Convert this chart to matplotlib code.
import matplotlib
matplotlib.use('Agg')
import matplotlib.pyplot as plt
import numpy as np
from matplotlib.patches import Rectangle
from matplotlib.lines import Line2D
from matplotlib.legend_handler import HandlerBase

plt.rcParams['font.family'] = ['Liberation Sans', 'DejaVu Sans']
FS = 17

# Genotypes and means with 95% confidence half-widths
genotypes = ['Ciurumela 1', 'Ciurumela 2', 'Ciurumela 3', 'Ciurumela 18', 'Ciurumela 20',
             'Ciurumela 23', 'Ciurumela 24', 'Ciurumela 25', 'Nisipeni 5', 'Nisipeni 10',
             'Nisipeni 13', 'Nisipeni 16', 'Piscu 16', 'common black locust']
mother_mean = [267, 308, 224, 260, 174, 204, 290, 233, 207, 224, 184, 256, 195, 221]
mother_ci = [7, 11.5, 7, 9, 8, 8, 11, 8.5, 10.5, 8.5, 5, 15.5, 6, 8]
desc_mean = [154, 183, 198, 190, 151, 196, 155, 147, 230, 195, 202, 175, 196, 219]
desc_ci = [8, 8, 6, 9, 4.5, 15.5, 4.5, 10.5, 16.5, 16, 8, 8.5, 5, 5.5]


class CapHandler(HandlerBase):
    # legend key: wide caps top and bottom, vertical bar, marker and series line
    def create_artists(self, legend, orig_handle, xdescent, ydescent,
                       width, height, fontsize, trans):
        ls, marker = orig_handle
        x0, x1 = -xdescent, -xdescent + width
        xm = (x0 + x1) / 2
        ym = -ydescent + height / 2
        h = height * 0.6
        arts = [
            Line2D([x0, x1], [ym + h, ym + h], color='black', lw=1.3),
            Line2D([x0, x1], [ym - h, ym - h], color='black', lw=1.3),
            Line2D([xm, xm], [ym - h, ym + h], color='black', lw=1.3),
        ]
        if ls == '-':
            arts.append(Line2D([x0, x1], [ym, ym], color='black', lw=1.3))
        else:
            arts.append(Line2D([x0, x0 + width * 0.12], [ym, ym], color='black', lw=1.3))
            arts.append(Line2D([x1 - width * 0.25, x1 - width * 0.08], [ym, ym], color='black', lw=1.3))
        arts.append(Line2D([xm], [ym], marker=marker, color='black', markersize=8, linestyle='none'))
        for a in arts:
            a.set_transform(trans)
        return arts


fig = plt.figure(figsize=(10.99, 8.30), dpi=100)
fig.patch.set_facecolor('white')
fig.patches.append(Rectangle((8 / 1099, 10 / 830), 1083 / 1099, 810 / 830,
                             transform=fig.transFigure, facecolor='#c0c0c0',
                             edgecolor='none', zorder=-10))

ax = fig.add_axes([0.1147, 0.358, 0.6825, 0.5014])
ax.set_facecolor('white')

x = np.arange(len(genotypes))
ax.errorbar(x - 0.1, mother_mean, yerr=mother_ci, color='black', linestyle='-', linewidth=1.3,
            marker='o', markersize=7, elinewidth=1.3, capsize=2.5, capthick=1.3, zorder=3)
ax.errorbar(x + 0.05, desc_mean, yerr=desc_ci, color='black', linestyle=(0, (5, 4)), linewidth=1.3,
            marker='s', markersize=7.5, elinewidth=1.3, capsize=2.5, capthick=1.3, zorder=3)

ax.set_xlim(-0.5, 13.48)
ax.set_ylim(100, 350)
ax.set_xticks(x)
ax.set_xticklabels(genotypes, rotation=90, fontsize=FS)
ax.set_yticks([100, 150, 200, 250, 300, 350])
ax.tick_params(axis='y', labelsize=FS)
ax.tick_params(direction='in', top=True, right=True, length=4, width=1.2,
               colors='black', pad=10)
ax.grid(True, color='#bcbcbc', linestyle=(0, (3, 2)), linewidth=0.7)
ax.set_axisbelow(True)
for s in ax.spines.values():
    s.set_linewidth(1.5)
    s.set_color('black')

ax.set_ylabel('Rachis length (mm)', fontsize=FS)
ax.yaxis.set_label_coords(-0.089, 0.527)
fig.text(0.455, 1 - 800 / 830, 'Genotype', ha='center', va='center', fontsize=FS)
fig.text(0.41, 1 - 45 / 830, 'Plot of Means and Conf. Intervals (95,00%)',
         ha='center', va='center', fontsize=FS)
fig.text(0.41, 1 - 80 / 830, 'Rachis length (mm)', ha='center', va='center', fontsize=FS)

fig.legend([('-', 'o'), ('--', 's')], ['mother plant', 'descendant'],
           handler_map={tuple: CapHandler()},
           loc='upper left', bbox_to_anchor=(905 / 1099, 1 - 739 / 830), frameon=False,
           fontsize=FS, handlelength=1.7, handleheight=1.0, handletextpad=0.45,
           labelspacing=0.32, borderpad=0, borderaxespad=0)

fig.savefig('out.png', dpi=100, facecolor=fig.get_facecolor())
■ ■ ■ ■ ■ ■ ■
Starting at the first line of the data above, please restate word for word every line up to and including the one that holds "return arts", and add nothing else.

Solution:
Convert this chart to matplotlib code.
import matplotlib
matplotlib.use('Agg')
import matplotlib.pyplot as plt
import numpy as np
from matplotlib.patches import Rectangle
from matplotlib.lines import Line2D
from matplotlib.legend_handler import HandlerBase

plt.rcParams['font.family'] = ['Liberation Sans', 'DejaVu Sans']
FS = 17

# Genotypes and means with 95% confidence half-widths
genotypes = ['Ciurumela 1', 'Ciurumela 2', 'Ciurumela 3', 'Ciurumela 18', 'Ciurumela 20',
             'Ciurumela 23', 'Ciurumela 24', 'Ciurumela 25', 'Nisipeni 5', 'Nisipeni 10',
             'Nisipeni 13', 'Nisipeni 16', 'Piscu 16', 'common black locust']
mother_mean = [267, 308, 224, 260, 174, 204, 290, 233, 207, 224, 184, 256, 195, 221]
mother_ci = [7, 11.5, 7, 9, 8, 8, 11, 8.5, 10.5, 8.5, 5, 15.5, 6, 8]
desc_mean = [154, 183, 198, 190, 151, 196, 155, 147, 230, 195, 202, 175, 196, 219]
desc_ci = [8, 8, 6, 9, 4.5, 15.5, 4.5, 10.5, 16.5, 16, 8, 8.5, 5, 5.5]


class CapHandler(HandlerBase):
    # legend key: wide caps top and bottom, vertical bar, marker and series line
    def create_artists(self, legend, orig_handle, xdescent, ydescent,
                       width, height, fontsize, trans):
        ls, marker = orig_handle
        x0, x1 = -xdescent, -xdescent + width
        xm = (x0 + x1) / 2
        ym = -ydescent + height / 2
        h = height * 0.6
        arts = [
            Line2D([x0, x1], [ym + h, ym + h], color='black', lw=1.3),
            Line2D([x0, x1], [ym - h, ym - h], color='black', lw=1.3),
            Line2D([xm, xm], [ym - h, ym + h], color='black', lw=1.3),
        ]
        if ls == '-':
            arts.append(Line2D([x0, x1], [ym, ym], color='black', lw=1.3))
        else:
            arts.append(Line2D([x0, x0 + width * 0.12], [ym, ym], color='black', lw=1.3))
            arts.append(Line2D([x1 - width * 0.25, x1 - width * 0.08], [ym, ym], color='black', lw=1.3))
        arts.append(Line2D([xm], [ym], marker=marker, color='black', markersize=8, linestyle='none'))
        for a in arts:
            a.set_transform(trans)
        return arts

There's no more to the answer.